**SHORT EXERCISE**
Select from the data all lines with the word "chart".
# SUPPLIED MATERIAL start
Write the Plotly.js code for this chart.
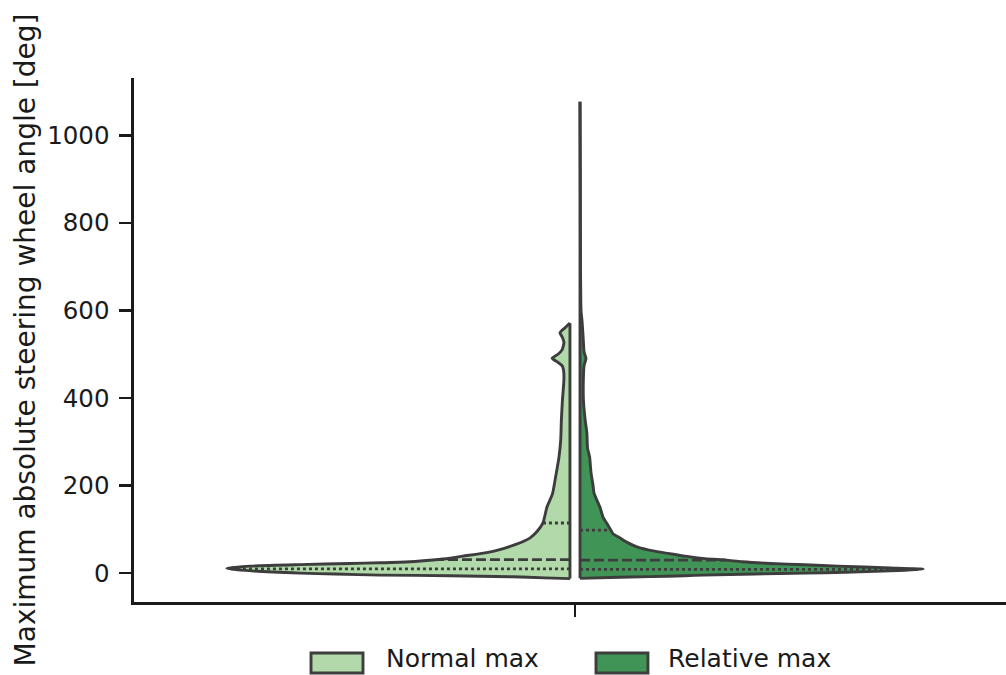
<!DOCTYPE html>
<html>
<head>
<meta charset="utf-8">
<script src="https://cdn.plot.ly/plotly-3.0.1.min.js"></script>
<style>html,body{margin:0;padding:0;background:#fff;}#chart{width:1006px;height:675px;}</style>
</head>
<body>
<div id="chart"></div>
<script>
// ---- data ----
const categories = ['Normal max', 'Relative max'];
const yTickValues = [0, 200, 400, 600, 800, 1000];
const yTitle = 'Maximum absolute steering wheel angle [deg]';

// Normal max: kernel density profile (relative density, peak = 100) vs angle [deg]
const normalAngles = [-12.5, -11, -8.4, -6, -4.5, -2, 0, 5, 10.5, 13, 16, 19.4, 22, 23.5, 26, 30, 34, 38.7, 45, 52, 65, 80, 95, 114, 151, 181, 219, 265, 303, 350, 394, 444, 465, 474, 483, 491, 500, 510, 527, 540, 549, 560, 571];
const normalDensity = [0, 7.3, 16.6, 35, 55.4, 68.5, 78.7, 92.7, 100, 97.7, 93.3, 78.7, 64.1, 55.4, 46.6, 39.9, 35, 31.2, 25.7, 21.3, 16, 11.7, 9.6, 7.9, 6.7, 5.1, 4.2, 3.2, 2.7, 2.5, 2.2, 1.75, 1.9, 2.3, 3.8, 5.2, 3.5, 2.3, 1.75, 2.3, 2.9, 1.5, 0];
const normalQuartiles = [9.8, 31, 114.5];

// Relative max
const relativeAngles = [-12, -10, -8, -6, -4.5, -2, 0, 2, 5, 9, 12, 16, 19, 22, 26, 29.6, 33, 38.7, 45, 50.8, 60, 68, 80, 90, 98, 114, 128, 151, 182, 200, 230, 265, 285, 320, 350, 394, 450, 475, 490, 505, 540, 575, 600, 700, 900, 1077];
const relativeDensity = [0, 8.7, 20.4, 30.6, 35.9, 51, 65.6, 77.3, 90.4, 100, 90.4, 75.2, 65.6, 55.4, 47.2, 42.6, 36.4, 30.6, 25.7, 21.3, 16.6, 14.3, 11.7, 9.6, 9, 7.8, 6.7, 5.8, 4.1, 3.8, 3.2, 2.8, 2.2, 2, 1.5, 1, 1, 1.2, 1.75, 1.2, 0.9, 0.6, 0.3, 0.15, 0.1, 0];
const relativeQuartiles = [8.4, 29.6, 98];

// ---- styling ----
const colors = ['#b2d9aa', '#409456'];
const edge = '#3d3d3d';
const textColor = '#1a1a1a';
const FONT = 'DejaVu Sans, sans-serif';
const halfWidth = 0.389;   // width of the densest point (category units)
const gap = 0.0057;        // gap between the two halves
const EW = 2.9;            // outline width

function interp(vals, dens, v) {
  for (let i = 0; i < vals.length - 1; i++) {
    if (v >= vals[i] && v <= vals[i + 1]) {
      const t = (v - vals[i]) / (vals[i + 1] - vals[i]);
      return dens[i] + t * (dens[i + 1] - dens[i]);
    }
  }
  return 0;
}

function halfViolin(name, vals, dens, sign, color) {
  const xs = [], ys = [];
  for (let i = 0; i < vals.length; i++) {
    xs.push(sign * (gap + halfWidth * dens[i] / 100));
    ys.push(vals[i]);
  }
  const body = {
    type: 'scatter', mode: 'lines', name: name, x: xs, y: ys,
    fill: 'toself', fillcolor: color,
    line: {color: edge, width: EW, shape: 'spline', smoothing: 0.6},
    hoverinfo: 'skip', showlegend: false
  };
  const flat = {
    type: 'scatter', mode: 'lines',
    x: [sign * gap, sign * gap], y: [vals[0], vals[vals.length - 1]],
    line: {color: edge, width: EW}, hoverinfo: 'skip', showlegend: false
  };
  return [body, flat];
}

function quartileLines(vals, dens, quarts, sign) {
  const out = [];
  quarts.forEach((q, i) => {
    const w = halfWidth * interp(vals, dens, q) / 100;
    out.push({
      type: 'scatter', mode: 'lines',
      x: [sign * gap, sign * (gap + w)], y: [q, q],
      line: {color: edge, width: 2.8, dash: i === 1 ? '10px,4px' : '3px,3px'},
      hoverinfo: 'skip', showlegend: false
    });
  });
  return out;
}

const traces = [
  ...halfViolin(categories[0], normalAngles, normalDensity, -1, colors[0]),
  ...halfViolin(categories[1], relativeAngles, relativeDensity, 1, colors[1]),
  ...quartileLines(normalAngles, normalDensity, normalQuartiles, -1),
  ...quartileLines(relativeAngles, relativeDensity, relativeQuartiles, 1)
];

// legend drawn as boxes + text below the axes
const legendShapes = [], legendAnn = [];
const legendX = [0.2030, 0.5298];
const legendTextX = [0.288, 0.6110];
categories.forEach((c, i) => {
  legendShapes.push({
    type: 'rect', xref: 'paper', yref: 'paper',
    x0: legendX[i], x1: legendX[i] + 0.0596, y0: -0.1355, y1: -0.0973,
    fillcolor: colors[i], line: {color: edge, width: EW}
  });
  legendAnn.push({
    xref: 'paper', yref: 'paper', x: legendTextX[i], y: -0.1380,
    xanchor: 'left', yanchor: 'bottom', showarrow: false, text: c,
    borderpad: 0,
    font: {family: FONT, size: 25, color: textColor}
  });
});

const layout = {
  width: 1006, height: 675,
  margin: {l: 134, r: 0, t: 78, b: 73},
  paper_bgcolor: '#ffffff', plot_bgcolor: '#ffffff',
  showlegend: false,
  font: {family: FONT, size: 24, color: textColor},
  xaxis: {
    range: [-0.5, 0.4887], showgrid: false, zeroline: false,
    showline: true, linecolor: textColor, linewidth: 2.6,
    ticks: 'outside', ticklen: 12, tickwidth: 2.6, tickcolor: textColor,
    tickvals: [0], ticktext: [''], fixedrange: true
  },
  yaxis: {
    range: [-66, 1131], showgrid: false, zeroline: false,
    showline: true, linecolor: textColor, linewidth: 2.6,
    ticks: 'outside', ticklen: 12, tickwidth: 2.6, tickcolor: textColor,
    tickvals: yTickValues, ticktext: yTickValues.map(String),
    tickfont: {family: FONT, size: 24.5, color: textColor},
    ticklabelstandoff: 5,
    title: {text: yTitle, font: {family: FONT, size: 28, color: textColor}, standoff: 4},
    fixedrange: true
  },
  shapes: legendShapes,
  annotations: legendAnn
};

Plotly.newPlot('chart', traces, layout, {displayModeBar: false, staticPlot: true});
</script>
</body>
</html>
# SUPPLIED MATERIAL end
**THE OUTPUT**
Write the Plotly.js code for this chart.
<style>html,body{margin:0;padding:0;background:#fff;}#chart{width:1006px;height:675px;}</style>
<div id="chart"></div>
Plotly.newPlot('chart', traces, layout, {displayModeBar: false, staticPlot: true});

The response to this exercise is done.